You can use window function to get the output.
import org.apache.spark.sql.expressions.Window
val df = sc.parallelize(Seq(
("Gurgaon","URL1",3), ("Gurgaon","URL3",6), ("Gurgaon","URL6",5), ("Gurgaon","URL4",1),("Gurgaon","URL5",5)
("DELHI","URL3",4), ("DELHI","URL7",2), ("DELHI","URL5",1), ("DELHI","URL6",6),("Mumbai","URL5",5)
("Punjab","URL6",6), ("Punjab","URL4",1))).toDF("City", "URL", "Count")
df.show()
+-------+----+-----+
| City| URL|Count|
+-------+----+-----+
|Gurgaon|URL1| 3|
|Gurgaon|URL3| 6|
|Gurgaon|URL6| 5|
|Gurgaon|URL4| 1|
|Gurgaon|URL5| 5|
| DELHI|URL3| 4|
| DELHI|URL7| 2|
| DELHI|URL5| 1|
| DELHI|URL6| 6|
| Mumbai|URL5| 5|
| Punjab|URL6| 6|
| Punjab|URL4| 1|
+-------+----+-----+
val w = Window.partitionBy($"City").orderBy($"Count".desc)

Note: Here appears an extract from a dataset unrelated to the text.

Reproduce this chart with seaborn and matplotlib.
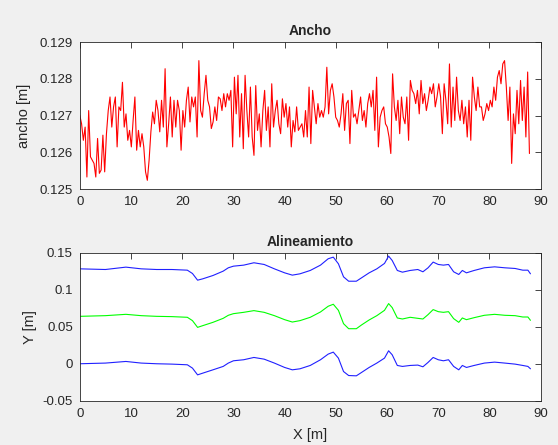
import numpy as np
import pandas as pd
import seaborn as sns
import matplotlib.pyplot as plt
from matplotlib.ticker import FuncFormatter

# Ancho (width) profile, one value every ~0.35 m
ancho = [
    0.12701, 0.12678, 0.12633, 0.12669, 0.12533, 0.12714, 0.12588, 0.12579, 0.12570, 0.12533,
    0.12638, 0.12543, 0.12552, 0.12647, 0.12547, 0.12651, 0.12714, 0.12751, 0.12669, 0.12724,
    0.12751, 0.12615, 0.12724, 0.12714, 0.12791, 0.12669, 0.12705, 0.12633, 0.12660, 0.12615,
    0.12687, 0.12751, 0.12606, 0.12660, 0.12615, 0.12651, 0.12615, 0.12547, 0.12524, 0.12579,
    0.12656, 0.12710, 0.12678, 0.12742, 0.12714, 0.12656, 0.12742, 0.12669, 0.12828, 0.12615,
    0.12678, 0.12751, 0.12642, 0.12742, 0.12669, 0.12742, 0.12714, 0.12606, 0.12714, 0.12669,
    0.12742, 0.12778, 0.12683, 0.12751, 0.12724, 0.12751, 0.12642, 0.12850, 0.12714, 0.12696,
    0.12760, 0.12810, 0.12742, 0.12724, 0.12665, 0.12683, 0.12724, 0.12687, 0.12751, 0.12746,
    0.12714, 0.12760, 0.12724, 0.12760, 0.12742, 0.12769, 0.12615, 0.12805, 0.12705, 0.12810,
    0.12642, 0.12760, 0.12610, 0.12810, 0.12714, 0.12642, 0.12778, 0.12642, 0.12592, 0.12782,
    0.12660, 0.12705, 0.12615, 0.12714, 0.12769, 0.12660, 0.12724, 0.12615, 0.12787, 0.12669,
    0.12714, 0.12742, 0.12678, 0.12651, 0.12746, 0.12696, 0.12733, 0.12669, 0.12724, 0.12615,
    0.12687, 0.12656, 0.12724, 0.12660, 0.12669, 0.12678, 0.12642, 0.12714, 0.12642, 0.12778,
    0.12624, 0.12769, 0.12724, 0.12678, 0.12733, 0.12696, 0.12714, 0.12696, 0.12724, 0.12832,
    0.12705, 0.12769, 0.12787, 0.12751, 0.12696, 0.12687, 0.12669, 0.12705, 0.12760, 0.12660,
    0.12733, 0.12742, 0.12624, 0.12769, 0.12696, 0.12705, 0.12678, 0.12714, 0.12751, 0.12687,
    0.12714, 0.12669, 0.12733, 0.12760, 0.12724, 0.12769, 0.12660, 0.12805, 0.12615, 0.12696,
    0.12714, 0.12724, 0.12678, 0.12669, 0.12642, 0.12597, 0.12814, 0.12724, 0.12687, 0.12742,
    0.12651, 0.12751, 0.12696, 0.12678, 0.12751, 0.12633, 0.12796, 0.12769, 0.12760, 0.12733,
    0.12769, 0.12705, 0.12796, 0.12733, 0.12760, 0.12714, 0.12742, 0.12778, 0.12760, 0.12787,
    0.12724, 0.12751, 0.12787, 0.12751, 0.12651, 0.12787, 0.12742, 0.12678, 0.12841, 0.12669,
    0.12778, 0.12687, 0.12805, 0.12714, 0.12687, 0.12742, 0.12678, 0.12724, 0.12642, 0.12742,
    0.12633, 0.12805, 0.12751, 0.12714, 0.12778, 0.12724, 0.12724, 0.12687, 0.12705, 0.12733,
    0.12714, 0.12742, 0.12724, 0.12778, 0.12742, 0.12805, 0.12823, 0.12787, 0.12841, 0.12850,
    0.12778, 0.12687, 0.12778, 0.12570, 0.12705, 0.12651, 0.12769, 0.12678, 0.12796, 0.12687,
    0.12778, 0.12642, 0.12819, 0.12597,
]
x_end = 87.8

# Alineamiento: positions along the track and the three lateral lines
x_al = [0, 5, 9, 12, 15, 18, 21, 22, 23, 24, 26, 28, 29, 30, 32, 34, 36, 38, 40, 41.5,
        43, 45, 47, 48.5, 49.5, 50.5, 51.5, 52.5, 54, 55, 56.5, 58, 59.5, 60.3, 61, 62,
        63, 64.5, 66, 67, 68, 69, 70, 71, 72, 73, 74, 74.7, 75.5, 77, 79, 81, 83, 85,
        86.5, 87.5, 88]
borde_izq = [0.1283, 0.1274, 0.1306, 0.1283, 0.1274, 0.1274, 0.1265, 0.1220, 0.1130, 0.1148,
             0.1193, 0.1252, 0.1297, 0.1319, 0.1333, 0.1365, 0.1342, 0.1283, 0.1229, 0.1198,
             0.1216, 0.1261, 0.1333, 0.1419, 0.1441, 0.1351, 0.1175, 0.1116, 0.1116, 0.1161,
             0.1229, 0.1283, 0.1356, 0.1455, 0.1396, 0.1261, 0.1238, 0.1261, 0.1274, 0.1243,
             0.1297, 0.1374, 0.1342, 0.1333, 0.1342, 0.1243, 0.1207, 0.1261, 0.1229, 0.1261,
             0.1297, 0.1310, 0.1297, 0.1288, 0.1265, 0.1265, 0.1216]
eje = [0.0642, 0.0651, 0.0669, 0.0651, 0.0642, 0.0638, 0.0629, 0.0584, 0.0493, 0.0516,
       0.0561, 0.0615, 0.0656, 0.0678, 0.0696, 0.0719, 0.0696, 0.0651, 0.0597, 0.0565,
       0.0584, 0.0629, 0.0701, 0.0778, 0.0805, 0.0723, 0.0543, 0.0475, 0.0475, 0.0525,
       0.0593, 0.0651, 0.0723, 0.0814, 0.0760, 0.0620, 0.0606, 0.0629, 0.0615, 0.0606,
       0.0665, 0.0733, 0.0705, 0.0696, 0.0705, 0.0611, 0.0561, 0.0620, 0.0597, 0.0624,
       0.0656, 0.0669, 0.0656, 0.0651, 0.0633, 0.0633, 0.0588]
borde_der = [0.0002, 0.0011, 0.0033, 0.0011, 0.0002, -0.0003, -0.0012, -0.0057, -0.0148, -0.0125,
             -0.0080, -0.0034, 0.0011, 0.0042, 0.0056, 0.0087, 0.0064, 0.0011, -0.0048, -0.0080,
             -0.0066, -0.0021, 0.0056, 0.0132, 0.0159, 0.0078, -0.0103, -0.0157, -0.0161, -0.0116,
             -0.0048, 0.0011, 0.0078, 0.0177, 0.0123, -0.0021, -0.0034, -0.0021, -0.0016, -0.0039,
             0.0020, 0.0087, 0.0056, 0.0042, 0.0056, -0.0034, -0.0080, -0.0021, -0.0048, -0.0021,
             0.0011, 0.0024, 0.0011, -0.0003, -0.0021, -0.0034, -0.0066]


def matlab_axes(ax):
    ax.set_facecolor('white')
    for s in ax.spines.values():
        s.set_visible(True)
        s.set_color('#262626')
        s.set_linewidth(0.6)
    ax.tick_params(direction='in', length=4, width=0.6, top=True, right=True,
                   labelsize=9.5, colors='#262626', pad=5)
    ax.yaxis.set_major_formatter(FuncFormatter(lambda v, p: '%g' % round(v, 4)))


def main():
    sns.set_style('white')
    plt.rcParams['font.family'] = ['Liberation Sans', 'DejaVu Sans']

    fig = plt.figure(figsize=(5.58, 4.45), dpi=100, facecolor='#f0f0f0')
    ax1 = fig.add_axes([0.143, 0.575, 0.826, 0.330])
    ax2 = fig.add_axes([0.143, 0.099, 0.826, 0.333])

    # Ancho
    df1 = pd.DataFrame({'x': np.linspace(0, x_end, len(ancho)), 'ancho': ancho})
    sns.lineplot(data=df1, x='x', y='ancho', color='#ff0000', linewidth=0.8, ax=ax1)
    ax1.set_xlim(0, 90)
    ax1.set_ylim(0.125, 0.129)
    ax1.set_xticks(range(0, 91, 10))
    ax1.set_yticks([0.125, 0.126, 0.127, 0.128, 0.129])
    ax1.set_xlabel('')
    ax1.set_ylabel('ancho [m]', fontsize=10.5, color='#262626', labelpad=6)
    ax1.set_title('Ancho', fontsize=10, fontweight='bold', pad=5)
    matlab_axes(ax1)

    # Alineamiento
    df2 = pd.DataFrame({'x': x_al, 'izq': borde_izq, 'eje': eje, 'der': borde_der})
    sns.lineplot(data=df2, x='x', y='izq', color='#2020ff', linewidth=0.8, ax=ax2)
    sns.lineplot(data=df2, x='x', y='eje', color='#00ff00', linewidth=0.8, ax=ax2)
    sns.lineplot(data=df2, x='x', y='der', color='#2020ff', linewidth=0.8, ax=ax2)
    ax2.set_xlim(0, 90)
    ax2.set_ylim(-0.05, 0.15)
    ax2.set_xticks(range(0, 91, 10))
    ax2.set_yticks([-0.05, 0, 0.05, 0.1, 0.15])
    ax2.set_xlabel('X [m]', fontsize=10.5, color='#262626', labelpad=6)
    ax2.set_ylabel('Y [m]', fontsize=10.5, color='#262626')
    ax2.set_title('Alineamiento', fontsize=10, fontweight='bold', pad=5)
    matlab_axes(ax2)

    fig.savefig('out.png', dpi=100, facecolor=fig.get_facecolor())


if __name__ == '__main__':
    main()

val dfTop = df.withColumn("row", rowNumber.over(w)).where($"row" <= 3).drop("row")
dfTop.show
+-------+----+-----+
| City| URL|Count|
+-------+----+-----+
|Gurgaon|URL3| 6|
|Gurgaon|URL6| 5|
|Gurgaon|URL5| 5|
| Mumbai|URL5| 5|
| DELHI|URL6| 6|
| DELHI|URL3| 4|
| DELHI|URL7| 2|
| Punjab|URL6| 6|
| Punjab|URL4| 1|
+-------+----+-----+
Output tested on Spark 1.6.2

Window functions are probably the way to go, and there is a built-in function for this purpose:
import org.apache.spark.sql.expressions.Window
import org.apache.spark.sql.functions.{rank, desc}
val window = Window.partitionBy($"City").orderBy(desc("Count"))
val dfTop = df.withColumn("rank", rank.over(window)).where($"rank" <= 3)